Santé au travail : un projet de loi insatisfaisant
Les députés ont terminé la semaine dernière l’examen de la proposition de loi (PPL) « Prévention en santé et travail ». Si les débats ont permis de prendre un peu mieux en compte la situation des travailleurs en situation de handicap, l’APAJH aux côtés des associations du Collectif Handicaps interpelle les élus car la proposition de loi n’est pas à la hauteur à ce jour. Il est nécessaire que le Sénat s’affranchisse de l’accord des partenaires sociaux pour être plus ambitieux.
Certes, les députés ont adopté des amendements intéressants : collaboration des acteurs de l’emploi des travailleurs en situation de handicap à la cellule de prévention de la désinsertion professionnelle, renforcement du rôle du référent handicap sur les questions de prévention.
Mais, pour les associations du Collectif Handicaps, ces amendements restent pour la plupart d’entre eux symboliques. C’est le cas notamment de celui visant à intégrer le terme « handicap » dans le titre d’un des chapitres de la loi.
Un tel ajout ne suffira pas à éviter la désinsertion professionnelle des travailleurs invalides ou en situation de handicap. Il en faudra plus pour que le travail arrête chaque année de casser et user des travailleurs, qui deviennent handicapés, en ne recevant qu’une indemnisation au rabais.
Avec le Collectif Handicaps, l’APAJH pointe que de nombreux points restent encore problématiques.
- L’accès cloisonné du médecin du travail au dossier médical partagé reste un sujet de préoccupation majeure malgré un amendement qui améliore la protection des salariés. En effet, s’il est bien noté que le consentement exprès du salarié est requis, il conviendrait que celui puisse se faire de manière éclairée et sans ambigüité ce qui n’est pas le cas aujourd’hui.
- Le rendez-vous de pré-reprise entre le salarié et l’employeur sans même que la présence du médecin du travail soit obligatoire doit être transformé pour rendre obligatoire la visite de pré-reprise avec le médecin du travail afin de prévenir les situations de désinsertion professionnelle.
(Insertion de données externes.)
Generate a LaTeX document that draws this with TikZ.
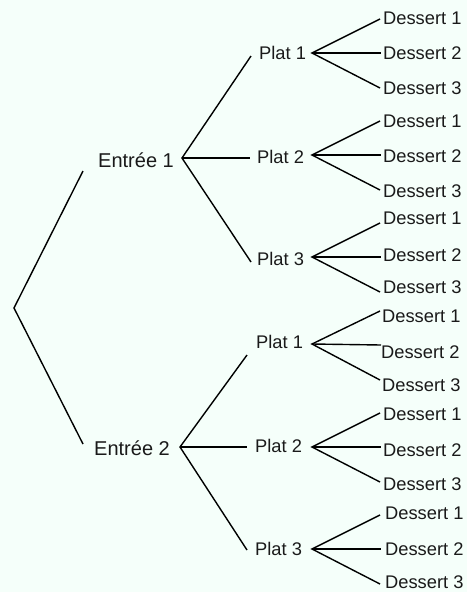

- La visite à mi-carrière (45 ans) interroge quant à son utilité réelle, alors même que d’autres visites existent, sur sa faisabilité dans un contexte de manque de médecins du travail que la proposition de loi ne va pas résoudre, mais aussi son impact et ses conséquences sur la poursuite de l’activité professionnelle des travailleurs.
- Le passeport de prévention, s’il est intéressant parce que venant renforcer la formation en matière de prévention, ne doit aucunement devenir un moyen, pour l’employeur, d’échapper à sa responsabilité en matière de santé au travail et, de fait, à son obligation d’indemniser les victimes.
- Le refus assumé des partenaires sociaux et des parlementaires d’intégrer les associations de victimes du travail au sein du comité national de prévention en santé au travail est incompréhensible.
Pour les associations du Collectif Handicaps, loin de venir sécuriser les parcours professionnels des salariés, la PPL « Santé au travail » renforce les droits d’employeurs en matière de gestion des carrières.
A cette date, nous considérons que la navette parlementaire doit permettre d’améliorer ce texte – insatisfaisant – encore en de nombreux points pour ne pas fragiliser davantage les salariés les plus vulnérables et les plus touchés par la désinsertion professionnelle.